Pour bien comprendre le contexte de la mobilisation du 5 mars, et en marge de notre sondage exclusif, Jean-Paul Brouchot, Directeur d’IPSOS Océan indien, nous explique pourquoi dans l’île, les Réunionnais hésitent plus que les Antillais à descendre dans la rue.
L’info.re : Contrairement aux Antillais, les Réunionnais semblent privilégier le dialogue, avant la manifestation pourquoi ?
Jean-Paul Brouchot : Aux Antilles les choses sont beaucoup plus tranchées. Schématiquement il y a la population qui a les moyens, de l’autre la couche des habitants vivant en dessous du seuil de pauvreté. Il n’y a pas vraiment de demi-mesure. L’affrontement entre Patronat et employés est plus marqué. De plus le poids de l’esclavage et de sa lutte sont encore bien présents. C’est un peu comme si ce drame de l’Histoire, n’était pas encore tout à fait « digéré ». L’esprit de lutte est encore bien vivace. À la Réunion, l’usage dans la résolution des grands conflits sociaux, passe par le dialogue, la concertation. Finalement la situation contextuelle de notre île, laisse encore apparaître un espoir de trouver une solution à la crise qui se dessine. D’où le maintien actuel dans la phase de négociation
L’info.re : Les Réunionnais sont-ils culturellement prêts à aller jusqu’à 42 jours de grève. Le schéma Antillais est-il transposable à la Réunion ?
Jean-Paul Brouchot : Il faut d’abord reconnaître que les revendications sont les mêmes. À la Réunion, comme aux Antilles, un foyer sur deux connaît des difficultés financières. Dans le fond les Domiens sont tous d’accord. C’est dans la forme que la façon de faire diffère. Les Réunionnais semblent êtres totalement conscients de l’effet dramatique d’une paralysie totale de l’économie. Le blocage des transporteurs de novembre 2008 a montré les limites d’un tel procédé. Aux Antilles, une grande partie de la population estime qu’elle n’a plus rien à perdre. Le contexte socio-économique n’est pas aussi affecté par la crise qu’aux Antilles.

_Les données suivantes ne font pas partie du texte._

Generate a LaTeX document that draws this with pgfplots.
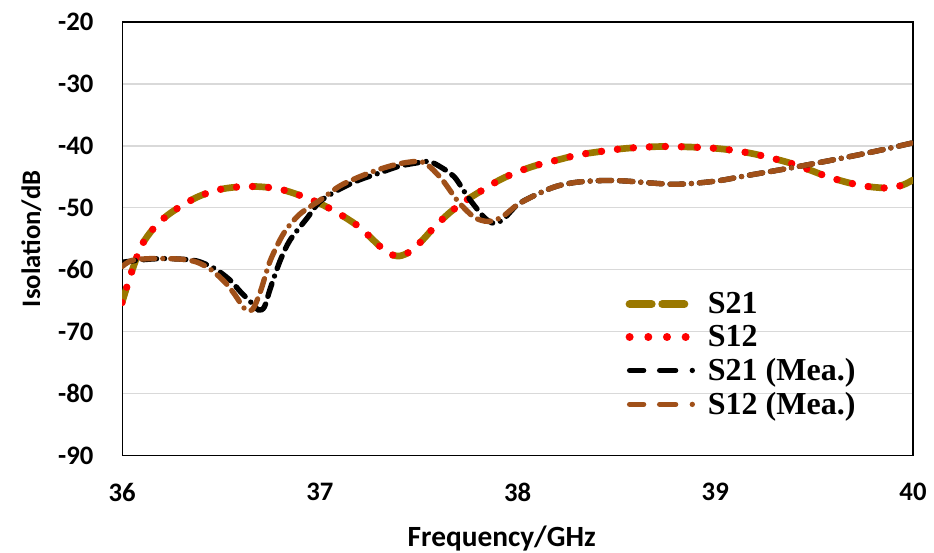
\documentclass[border=0pt]{standalone}
\usepackage{fontspec}
\setmainfont{Carlito}
\newfontfamily\legfont{Liberation Serif}
\usepackage{pgfplots}
\pgfplotsset{compat=1.18}
\definecolor{olivec}{RGB}{154,120,0}
\definecolor{brownc}{RGB}{160,80,25}
\definecolor{gridc}{RGB}{217,217,217}
\begin{document}
\begin{tikzpicture}
\begin{axis}[
  name=ax,
  scale only axis,
  width=593pt, height=325pt,
  xmin=36, xmax=40, ymin=-90, ymax=-20,
  xtick={36,37,38,39,40}, ytick={-90,-80,-70,-60,-50,-40,-30,-20},
  major tick length=0pt,
  ymajorgrids, grid style={gridc, line width=1pt},
  axis line style={black, line width=0.8pt},
  /pgf/number format/assume math mode=true,
  tick label style={font=\bfseries\fontsize{20}{24}\selectfont},
  yticklabel style={xshift=-18pt},
  xticklabel style={yshift=-17pt},
  xlabel={Frequency/GHz}, ylabel={Isolation/dB},
  every axis x label/.style={at={(rel axis cs:0.48,0)}, anchor=base, yshift=-68pt, font=\bfseries\fontsize{22}{26}\selectfont},
  every axis y label/.style={at={(rel axis cs:0,0.5)}, rotate=90, anchor=center, yshift=68pt, font=\bfseries\fontsize{20}{24}\selectfont},
  legend style={draw=none, fill=none, at={(axis cs:38.544,-63.2)}, anchor=north west,
    font=\legfont\bfseries\fontsize{24}{26}\selectfont, inner sep=0pt, row sep=3.3pt},
  legend cell align=left,
]
\addplot[olivec, line width=5pt, line cap=round, dash pattern=on 12pt off 12pt, smooth, forget plot] coordinates {
(36.00,-65.3) (36.03,-62.2) (36.06,-59.3) (36.10,-56.0) (36.16,-53.3) (36.23,-51.2) (36.32,-49.3) (36.40,-48.0) (36.50,-47.0) (36.60,-46.6) (36.70,-46.6) (36.80,-47.0) (36.90,-48.0) (37.00,-49.3) (37.10,-51.0) (37.20,-53.1) (37.27,-55.2) (37.34,-57.2) (37.40,-57.8) (37.46,-57.0) (37.52,-55.2) (37.58,-53.1) (37.66,-50.7) (37.74,-48.8) (37.82,-47.2) (37.91,-45.5) (38.00,-44.2) (38.10,-43.1) (38.20,-42.3) (38.30,-41.5) (38.40,-41.0) (38.55,-40.4) (38.75,-40.1) (39.00,-40.4) (39.18,-41.2) (39.36,-42.6) (39.47,-43.8) (39.57,-45.0) (39.68,-46.0) (39.78,-46.6) (39.88,-46.8) (39.95,-46.3) (40.00,-45.5)};
\addplot[red, line width=5.5pt, line cap=round, dash pattern=on 0pt off 12pt, smooth, forget plot] coordinates {
(36.00,-65.3) (36.03,-62.2) (36.06,-59.3) (36.10,-56.0) (36.16,-53.3) (36.23,-51.2) (36.32,-49.3) (36.40,-48.0) (36.50,-47.0) (36.60,-46.6) (36.70,-46.6) (36.80,-47.0) (36.90,-48.0) (37.00,-49.3) (37.10,-51.0) (37.20,-53.1) (37.27,-55.2) (37.34,-57.2) (37.40,-57.8) (37.46,-57.0) (37.52,-55.2) (37.58,-53.1) (37.66,-50.7) (37.74,-48.8) (37.82,-47.2) (37.91,-45.5) (38.00,-44.2) (38.10,-43.1) (38.20,-42.3) (38.30,-41.5) (38.40,-41.0) (38.55,-40.4) (38.75,-40.1) (39.00,-40.4) (39.18,-41.2) (39.36,-42.6) (39.47,-43.8) (39.57,-45.0) (39.68,-46.0) (39.78,-46.6) (39.88,-46.8) (39.95,-46.3) (40.00,-45.5)};
\addplot[black, line width=4pt, line cap=round, dash pattern=on 10pt off 6pt on 10pt off 6pt on 0pt off 6pt, smooth, forget plot] coordinates {
(36.00,-58.8) (36.10,-58.4) (36.20,-58.2) (36.30,-58.3) (36.38,-58.6) (36.45,-59.5) (36.50,-60.5) (36.55,-61.8) (36.60,-63.6) (36.65,-65.2) (36.69,-66.5) (36.72,-66.0) (36.75,-63.0) (36.80,-58.5) (36.85,-55.2) (36.94,-51.5) (37.00,-49.0) (37.10,-47.0) (37.20,-45.5) (37.30,-44.4) (37.40,-43.3) (37.50,-42.7) (37.55,-42.5) (37.60,-43.2) (37.68,-45.0) (37.75,-48.3) (37.83,-51.5) (37.88,-52.5) (37.93,-51.8) (38.00,-49.5) (38.10,-47.8) (38.20,-46.5) (38.32,-45.8) (38.50,-45.6) (38.79,-46.2) (39.00,-45.7) (39.16,-44.8) (39.41,-43.4) (39.67,-41.8) (39.85,-40.6) (40.00,-39.5)};
\addplot[brownc, line width=4pt, line cap=round, dash pattern=on 10pt off 6pt on 10pt off 6pt on 0pt off 6pt, smooth, forget plot] coordinates {
(36.00,-59.5) (36.05,-58.5) (36.15,-58.2) (36.30,-58.3) (36.38,-58.8) (36.45,-60.0) (36.52,-62.0) (36.57,-64.0) (36.62,-66.3) (36.66,-66.4) (36.70,-63.5) (36.75,-58.5) (36.82,-54.0) (36.90,-51.0) (37.00,-48.8) (37.10,-46.5) (37.20,-45.0) (37.30,-43.8) (37.40,-42.9) (37.50,-42.5) (37.55,-43.2) (37.62,-45.5) (37.70,-49.0) (37.78,-51.5) (37.85,-52.2) (37.92,-51.5) (38.00,-49.5) (38.10,-47.8) (38.20,-46.5) (38.32,-45.8) (38.50,-45.6) (38.79,-46.2) (39.00,-45.7) (39.16,-44.8) (39.41,-43.4) (39.67,-41.8) (39.85,-40.6) (40.00,-39.5)};
\addlegendimage{legend image code/.code={
  \path (0pt,0pt) (59.5pt,0pt);
  \draw[olivec, line width=6pt, line cap=round, dash pattern=on 16.5pt off 8pt] (3pt,0pt) -- (44pt,0pt);}}
\addlegendentry{S21}
\addlegendimage{legend image code/.code={
  \path (0pt,0pt) (59.5pt,0pt);
  \draw[red, line width=6pt, line cap=round, dash pattern=on 0pt off 14pt] (3pt,0pt) -- (46pt,0pt);}}
\addlegendentry{S12}
\addlegendimage{legend image code/.code={
  \path (0pt,0pt) (59.5pt,0pt);
  \draw[black, line width=4pt, line cap=round, dash pattern=on 10.5pt off 12pt on 12pt off 12.5pt on 0pt off 20pt] (3pt,0pt) -- (50pt,0pt);}}
\addlegendentry{S21 (Mea.)}
\addlegendimage{legend image code/.code={
  \path (0pt,0pt) (59.5pt,0pt);
  \draw[brownc, line width=4pt, line cap=round, dash pattern=on 10.5pt off 12pt on 12pt off 12.5pt on 0pt off 20pt] (3pt,0pt) -- (50pt,0pt);}}
\addlegendentry{S12 (Mea.)}
\end{axis}
\pgfresetboundingbox
\path[use as bounding box] ([shift={(-91.5pt,-72.75pt)}]ax.south west) rectangle ([shift={(15.75pt,16.5pt)}]ax.north east);
\end{tikzpicture}
\end{document}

L’info.re : La Réunion est-elle finalement touchée par la crise financière ?
Jean-Paul Brouchot : Notre situation est assez étonnante. Davantage qu’une crise financière les Réunionnais subissent de plein fouet une crise morale. C’est un peu comme si la population se conditionnait. Se préparait à rentrer dans une phase très difficile. Du coup les ménages consomment moins et épargnent, l’économie est moins florissante. La machine de la morosité est mise en route.